Justice is universal, but it can also be personal. After more than a decade of brutal mass killings, torture, siege, detention, and forced disappearances, Syrian activists and lawyers are leading the challenge to bring the Bashar Al-Assad regime to justice.

In 2011, the Arab Spring came to Syria as citizens took to the streets demanding democracy, freedom, and justice after decades of oppression. This peaceful uprising turned into a massive war of repression, during which heinous crimes were committed by the Syrian government forces and its allies against the Syrian people. 

Syria Justice is a character-driven vérité film that follows survivors and prosecutors as they gather evidence of these crimes in order to bring the Syrian government to justice for its actions. The film’s story is told through the journey that each piece of evidence must take as it winds its way from the streets of exploding cities and the underground torture chambers of Syrian security agencies to bureaucratic European courtrooms where the drama of these cases plays out. 

Digital pixels, the visual residue of a massacre, are rescued from a perpetrator’s computer by a young Syrian; signed authorizations for torture are snatched from a storeroom by a brave activist; and thumb drives are smuggled across the border. Then, picking up the journey, journalists and human rights researchers sift through this precious detritus; lawyers evaluate them, and eventually these words and images come to rest in a prosecutor’s court case. 

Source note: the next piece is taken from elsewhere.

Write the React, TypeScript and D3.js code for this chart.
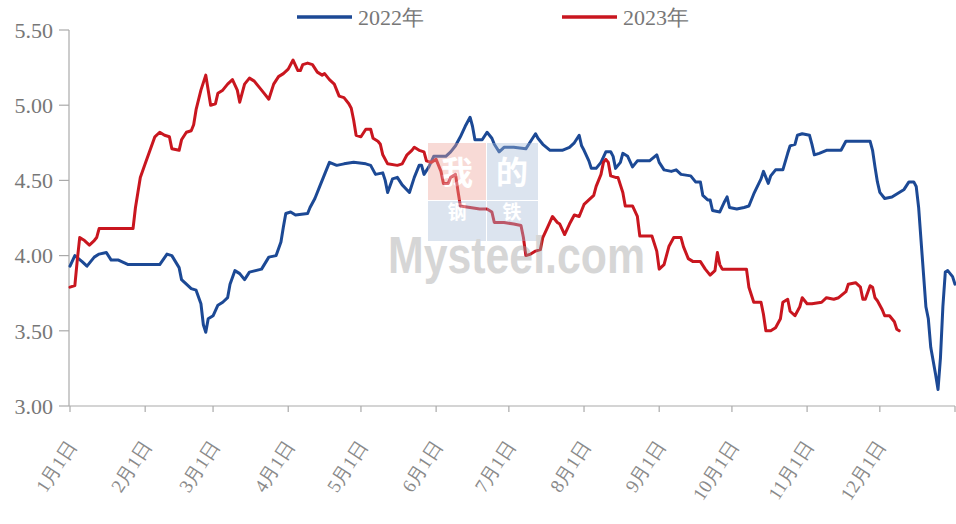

Our guide through this story is Bassam Khabieh, an award-winning photojournalist who covered the war for a decade while trapped in Douma, Syria, before fleeing with his family to Turkey and, eventually, England. SYRIA JUSTICE takes us from the intimate stories of survivors and victims to high-stakes prosecution on an international stage, examining justice through a personal and universal lens.

The film is currently in production. Research was conducted in late 2021 and throughout 2022 and 2023. We have established our main themes and identified our lead protagonists and crew and created strong relationships with expert advisors. We are following and filming court cases, as well as documenting the groundbreaking research and investigations of our protagonists. We project a release in 2026. 


Bassam Khabieh is a self-taught internationally recognized Syrian photographer who for eight years documented war crimes and other ongoing human rights violations in the Syrian war while working for Reuters and other global publications. He was awarded the Robert Capa Gold Medal in 2015 and in 2018 was named a fellow at the Oak Institute for Human Rights at Colby College, where he taught photography and human rights. In December 2018, Bassam returned to Turkey after finishing his fellowship, to cover Syrian news and work with a Syrian NGO in archiving and preserving a Syrian archive for future use in legal cases. In March 2022, he moved to the United Kingdom, where he continues his work as photographer and human rights activist. He recently published the monograph Witness to War: the Children of Syria.